Clinical Trials for the Rarest: Worth the Head Scratching
Clinical trials are hard to come by when one has a rare disease, doubly so when that person has a rare form of that rare disease, and triply so when deemed ineligible due to severe health complications. That was me when I hit rock bottom in my cystic fibrosis fight only to find there were no available trials to give me a fighting chance, thanks to my complex medical history and ultra-rare mutations.
It was not exactly flattering to be told — via a cold, factual email — that there were no trials for my mutations because “there’s no profit there,” nor that I was seen as an uncontrollable variable in experimentation.

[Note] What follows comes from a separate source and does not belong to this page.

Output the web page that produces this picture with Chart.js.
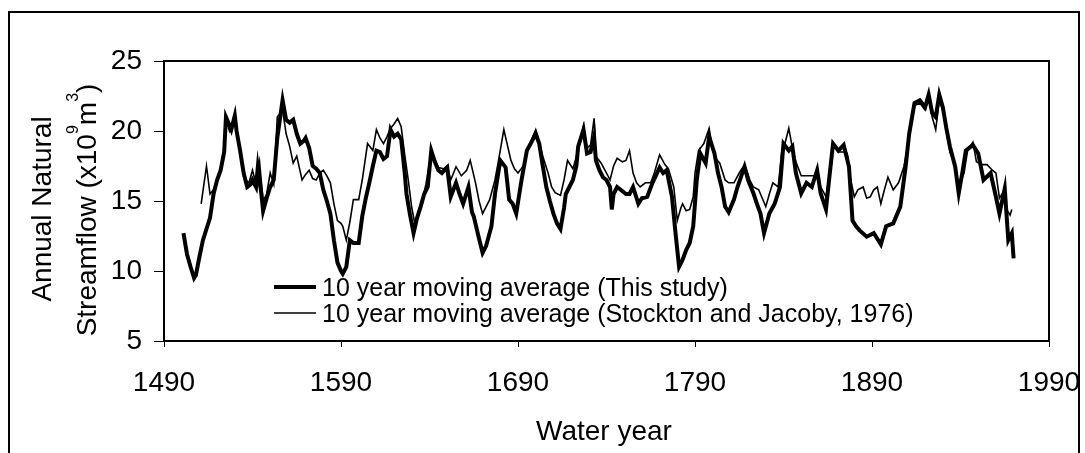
<!DOCTYPE html>
<html>
<head>
<meta charset="utf-8">
<script src="https://cdn.jsdelivr.net/npm/chart.js@4.4.1/dist/chart.umd.min.js"></script>
<style>
  body { margin: 0; background: #fff; }
  #wrap { width: 1085px; height: 453px; position: relative; }
</style>
</head>
<body>
<div id="wrap"><canvas id="chart"></canvas></div>
<script>
// 10 year moving average, this study (water year, 10^9 m3)
const studyYears = [1501,1503,1505,1507,1508,1510,1512,1514,1516,1518,1520,1522,1524,1525,1527,1528,1530,1531,1533,1535,1537,1539,1540,1542,1543,1545,1546,1548,1550,1552,1554,1556,1557,1559,1561,1563,1565,1567,1569,1570,1572,1574,1576,1578,1580,1582,1584,1586,1588,1590,1591,1593,1595,1597,1600,1602,1604,1606,1608,1610,1612,1614,1616,1618,1620,1622,1624,1626,1627,1629,1631,1633,1635,1637,1639,1641,1643,1645,1647,1650,1652,1655,1657,1659,1662,1664,1665,1668,1670,1672,1675,1677,1680,1683,1685,1687,1689,1692,1695,1698,1700,1702,1704,1706,1708,1710,1712,1714,1716,1717,1719,1721,1723,1724,1727,1729,1731,1733,1734,1736,1738,1740,1742,1743,1744,1746,1748,1751,1753,1755,1758,1760,1763,1766,1770,1772,1774,1777,1779,1781,1783,1785,1787,1789,1791,1793,1796,1798,1801,1803,1805,1807,1809,1812,1814,1818,1820,1823,1825,1827,1829,1832,1835,1838,1840,1843,1845,1847,1850,1853,1856,1859,1861,1864,1866,1868,1871,1874,1877,1879,1881,1883,1887,1891,1893,1895,1898,1902,1906,1909,1911,1914,1917,1920,1922,1924,1926,1928,1930,1932,1934,1937,1939,1941,1943,1947,1950,1953,1957,1960,1962,1965,1967,1969,1970];
const studyFlow = [12.7,11.2,10.3,9.5,9.7,11.0,12.2,13.0,13.8,15.5,16.5,17.2,18.5,21.0,20.4,20.1,21.1,20.0,18.6,17.0,16.0,16.2,16.5,16.0,17.4,15.5,14.3,15.2,16.0,16.5,19.5,21.3,22.2,20.8,20.6,20.8,19.8,19.1,19.3,19.5,18.8,17.5,17.3,17.0,15.8,15.0,14.1,12.2,10.6,10.0,9.8,10.3,12.2,12.0,12.0,13.9,15.2,16.3,17.5,18.6,18.5,18.0,18.2,20.1,19.6,19.8,19.4,17.0,15.5,14.0,12.7,13.8,14.6,15.5,16.0,18.6,17.8,17.2,17.0,17.4,15.3,16.3,15.5,14.8,16.0,14.2,13.9,12.3,11.3,11.8,13.2,15.5,17.9,17.4,15.1,14.8,14.1,16.5,18.6,19.3,19.8,19.1,17.5,16.0,15.0,14.1,13.4,13.0,14.5,15.5,16.0,16.5,17.5,18.9,20.1,18.4,18.5,19.6,17.9,17.2,16.7,16.5,16.0,14.4,15.5,16.0,15.8,15.5,15.5,16.0,14.8,15.2,15.3,16.3,17.4,17.0,17.2,15.3,12.7,10.3,10.8,11.5,12.0,13.2,16.5,18.4,17.7,19.6,18.4,17.0,16.0,14.6,14.2,15.1,16.0,17.45,16.5,15.55,14.8,14.1,12.7,14.1,14.8,16.0,19.1,18.6,18.9,17.0,15.55,16.3,16.0,17.2,15.55,14.4,16.8,19.1,18.6,19.0,17.45,13.6,13.2,12.9,12.45,12.7,12.3,11.9,13.2,13.4,14.6,17.45,19.8,22.0,22.2,21.7,22.6,21.3,21.0,22.6,21.7,20.2,18.9,17.45,15.55,17.0,18.6,19.0,18.4,16.5,17.0,15.3,14.1,15.9,12.2,12.7,10.9];

// 10 year moving average, Stockton and Jacoby (1976)
const sjYears = [1511,1514,1516,1518,1520,1522,1524,1525,1527,1530,1532,1534,1536,1538,1540,1542,1544,1546,1548,1550,1552,1554,1557,1559,1561,1563,1565,1568,1570,1572,1574,1576,1578,1580,1582,1584,1586,1588,1590,1591,1593,1595,1597,1600,1602,1605,1608,1610,1612,1614,1616,1618,1620,1622,1624,1626,1628,1630,1632,1634,1636,1638,1641,1643,1645,1648,1650,1652,1655,1658,1661,1663,1666,1668,1670,1672,1674,1677,1679,1682,1684,1686,1688,1690,1693,1696,1700,1702,1704,1707,1709,1711,1714,1716,1718,1721,1724,1727,1729,1731,1733,1734,1737,1740,1742,1744,1746,1749,1751,1753,1755,1757,1759,1762,1765,1767,1770,1773,1775,1778,1780,1782,1783,1785,1787,1789,1790,1792,1795,1798,1800,1802,1804,1807,1809,1812,1815,1818,1821,1823,1826,1828,1830,1832,1834,1837,1839,1841,1843,1845,1847,1850,1853,1856,1859,1861,1864,1866,1868,1871,1874,1876,1878,1880,1882,1885,1887,1889,1891,1893,1895,1897,1899,1902,1905,1908,1911,1914,1917,1920,1922,1924,1926,1928,1930,1932,1934,1937,1939,1942,1944,1947,1949,1952,1955,1958,1960,1962,1964,1966,1968,1969];
const sjFlow = [14.8,17.5,15.5,15.8,16.6,17.3,18.8,20.8,20.0,21.0,19.5,17.5,16.5,16.3,17.2,16.2,17.8,15.0,15.5,17.0,16.2,21.0,21.5,19.8,18.9,17.7,18.2,16.5,16.9,17.2,16.6,16.5,17.0,17.2,16.8,16.3,14.8,13.6,13.4,13.2,12.2,13.5,15.1,15.1,16.5,19.1,18.6,20.1,19.5,19.1,19.6,20.2,20.5,20.9,20.3,18.3,16.5,14.5,13.2,14.2,15.1,16.2,18.5,18.0,17.4,17.3,17.5,16.5,17.45,16.8,17.2,17.9,16.3,15.0,14.1,14.6,15.1,16.5,17.9,20.1,19.0,17.9,17.3,17.0,17.5,18.9,20.1,19.2,18.2,17.0,16.0,15.6,15.4,16.5,17.9,17.3,18.6,20.4,18.8,19.0,20.9,18.2,17.7,17.0,16.5,17.5,18.05,17.8,17.9,18.6,17.0,16.3,16.0,16.3,16.3,17.0,18.3,17.6,17.3,16.0,13.6,14.5,14.8,14.3,14.4,15.3,17.0,18.6,19.1,20.2,18.6,18.0,17.7,16.5,16.3,16.3,17.0,17.6,16.5,16.0,15.8,15.2,14.6,15.5,16.3,16.0,18.5,19.2,20.2,18.8,17.8,16.8,16.8,16.8,16.8,16.0,15.3,17.0,19.0,18.5,18.5,18.4,16.5,15.3,15.8,16.0,15.2,15.3,15.8,16.0,14.8,15.8,16.7,15.8,16.3,17.45,19.5,21.8,22.0,21.5,22.3,21.0,20.1,22.2,21.5,20.0,18.5,17.5,16.0,17.0,18.6,19.2,17.8,17.6,17.6,17.2,17.0,15.2,15.6,14.4,14.0,14.4];

const yearTicks = [1490, 1590, 1690, 1790, 1890, 1990];
const flowTicks = [5, 10, 15, 20, 25];
const seriesNames = ["10 year moving average (This study)", "10 year moving average (Stockton and Jacoby, 1976)"];

const FONT = "'Liberation Sans', Arial, sans-serif";

const toPoints = (xs, ys) => xs.map((x, i) => ({ x: x, y: ys[i] }));

// frame, plot box, legend and axis titles
const decor = {
  id: "decor",
  afterDraw(chart) {
    const ctx = chart.ctx;
    const a = chart.chartArea;
    ctx.save();
    ctx.strokeStyle = "#000";
    // outer figure frame
    ctx.lineWidth = 2;
    ctx.strokeRect(9, 12, 1070, 460);
    // plot box
    ctx.strokeRect(a.left, a.top, a.right - a.left, a.bottom - a.top);

    // legend inside the plot
    const items = [
      { y: 287, w: 4, text: seriesNames[0] },
      { y: 313, w: 1.6, text: seriesNames[1] },
    ];
    ctx.font = "25px " + FONT;
    ctx.fillStyle = "#000";
    ctx.textBaseline = "middle";
    ctx.textAlign = "left";
    items.forEach((it) => {
      ctx.lineWidth = it.w;
      ctx.beginPath();
      ctx.moveTo(274, it.y);
      ctx.lineTo(316, it.y);
      ctx.stroke();
      ctx.fillText(it.text, 322, it.y + 2);
    });

    // x title
    ctx.font = "28px " + FONT;
    ctx.textAlign = "center";
    ctx.fillText("Water year", 604, 432);

    // y title, two rotated lines, second one with superscripts
    ctx.translate(43, 209);
    ctx.rotate(-Math.PI / 2);
    ctx.fillText("Annual Natural", 0, 0);
    ctx.rotate(Math.PI / 2);
    ctx.translate(-43, -209);

    ctx.translate(88, 210);
    ctx.rotate(-Math.PI / 2);
    const parts = [["Streamflow (x10", 0], ["9", 1], ["m", 0], ["3", 1], [")", 0]];
    const big = "28px " + FONT, small = "16px " + FONT;
    let total = 0;
    parts.forEach((p) => { ctx.font = p[1] ? small : big; total += ctx.measureText(p[0]).width; });
    let cx = -total / 2;
    ctx.textAlign = "left";
    parts.forEach((p) => {
      ctx.font = p[1] ? small : big;
      ctx.fillText(p[0], cx, p[1] ? -14 : 0);
      cx += ctx.measureText(p[0]).width;
    });
    ctx.restore();
  },
};

const ctx = document.getElementById("chart").getContext("2d");
const flowChart = new Chart(ctx, {
  type: "line",
  data: {
    datasets: [
      {
        label: seriesNames[0],
        data: toPoints(studyYears, studyFlow),
        borderColor: "#000",
        borderWidth: 4,
        pointRadius: 0,
        tension: 0,
      },
      {
        label: seriesNames[1],
        data: toPoints(sjYears, sjFlow),
        borderColor: "#000",
        borderWidth: 1.6,
        pointRadius: 0,
        tension: 0,
      },
    ],
  },
  options: {
    responsive: true,
    maintainAspectRatio: false,
    animation: false,
    layout: { padding: { top: 61, right: 36, bottom: 0, left: 0 } },
    plugins: { legend: { display: false }, tooltip: { enabled: false } },
    scales: {
      x: {
        type: "linear",
        min: yearTicks[0],
        max: yearTicks[yearTicks.length - 1],
        afterBuildTicks: (s) => { s.ticks = yearTicks.map((v) => ({ value: v })); },
        afterFit: (s) => { s.height = 112; s.paddingLeft = 0; s.paddingRight = 0; },
        grid: { drawOnChartArea: false, tickLength: 6, color: "#000", lineWidth: 1 },
        border: { display: false },
        ticks: {
          color: "#000",
          font: { size: 28, family: FONT },
          padding: 19,
          maxRotation: 0,
          callback: (v) => String(v),
        },
      },
      y: {
        min: flowTicks[0],
        max: flowTicks[flowTicks.length - 1],
        afterBuildTicks: (s) => { s.ticks = flowTicks.map((v) => ({ value: v })); },
        afterFit: (s) => { s.width = 164; s.paddingTop = 0; s.paddingBottom = 0; },
        grid: { drawOnChartArea: false, tickLength: 10, color: "#000", lineWidth: 1 },
        border: { display: false },
        ticks: { color: "#000", font: { size: 28, family: FONT }, padding: 12 },
      },
    },
  },
  plugins: [decor],
});
</script>
</body>
</html>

Yes, these matters are realities of research: Money funds most science and experiments must remove unnecessary variables. But I’m a person with a story. I’m not a number or a footnote.
Without a terminal illness of their own, a clinician or researcher will never understand the suffering involved in being a patient held at arm’s length as a stranger, rather than being seen as a person frantically opening every door in desperate attempts to survive. They won’t know what it’s like to know that once options are exhausted, the only gamble available is to turn to alternative medicines and potentially further jeopardize health in the process. They won’t know what it’s like to be up at night, debating whether to continue risking fights or surrender silently to death.
All that people like me want is a fighting chance. The end goal isn’t to be a number or case study on a research paper — it’s to survive or at least die with hope in our hearts. Researchers rightfully focus on a future with new treatments, but many patients enroll in studies because they want a treatment now, even without assurances it will work. When suffering, even a placebo tastes hopeful.
There are no easy answers, no “well, forget the money” or “you know what, variables don’t really matter.” But “no easy answers” does not translate to “no answers.” Science is the art of finding difficult answers and that art should expand beyond the machinery and chemicals. Every patient is a person with a story, worthy of infinite head scratches and dried Expo markers.
Clinical trials encompass legislature, economics, storytelling, biology, chemistry, engineering. What would it look like to get the brightest of each field to put their heads together for a solution? What would it take to uphold scientific integrity while expanding trials and experimental treatments for the rarest and severest cases? It would take a lot of thinking, to start.
Four years ago I was saved by a bilateral lung transplant rather than through an experimental treatment. Once upon a time, something as strange and intimidating as a lung transplant seemed ludicrous to scientists. But ambitious minds got together, perhaps with head scratchers, Expo markers at the ready, and they performed beautiful science. See how far we’ve come; realize how far we have to go. Let’s get to work.